You can use it live,” Richard explains. “So you’re almost putting them together and there it is.” The time difference between New York and London — which might seem like a complication — became a structural advantage. Richard would spend afternoons writing extremely precise, timecoded notes down to the frame; Alex would implement them overnight; they’d review together when the working day overlapped.

What “Truly Independent” Actually Costs You

Richard is pointed about the gap between the label “independent film” and what it actually means in practice. Most films described as independent, he argues, aren’t — scratch the surface and you’ll find broadcaster involvement, public funding bodies, tax credit structures, or studio output deals that come with corresponding strings. Think of England was made without any of those mechanisms.

We are truly independent,” he says, “which means nobody has any invested interest in us succeeding now.” He’s not presenting this as pure virtue — the trade-off is real. Complete creative freedom up to the point of release; then, at the point of release, a machine that has no stake in your success. “We have all the advantages we’ve had up to now. Now we have the disadvantage.

The decision to avoid public funding was also a practical one rooted in painful experience. “My own experience of that is just so difficult and so laborious and you don’t win and your whole life’s gone out to play.” He estimates a decade of his career spent in development and funding cycles that produced nothing. For some projects and some filmmakers, those systems are essential infrastructure; for others, they are a creative and temporal black hole.
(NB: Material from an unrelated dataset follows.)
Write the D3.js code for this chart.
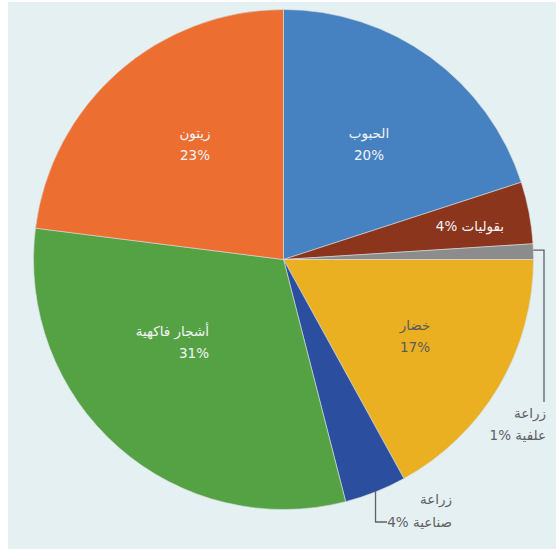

On distribution, the strategy has been festival-first — Tallinn, Glasgow, Manchester — to generate word-of-mouth, meet sales agents, and establish the film’s profile before committing to a release structure. The landscape here has changed enormously since Richard’s last feature. Streaming platforms have created what he calls “creepers” — films that find audiences slowly, organically, over years rather than in a theatrical window. “You can really have films that find their audience, word of mouth, one by one.” That’s a genuine structural shift for independent filmmakers whose work doesn’t have the marketing weight to compete theatrically with studio product.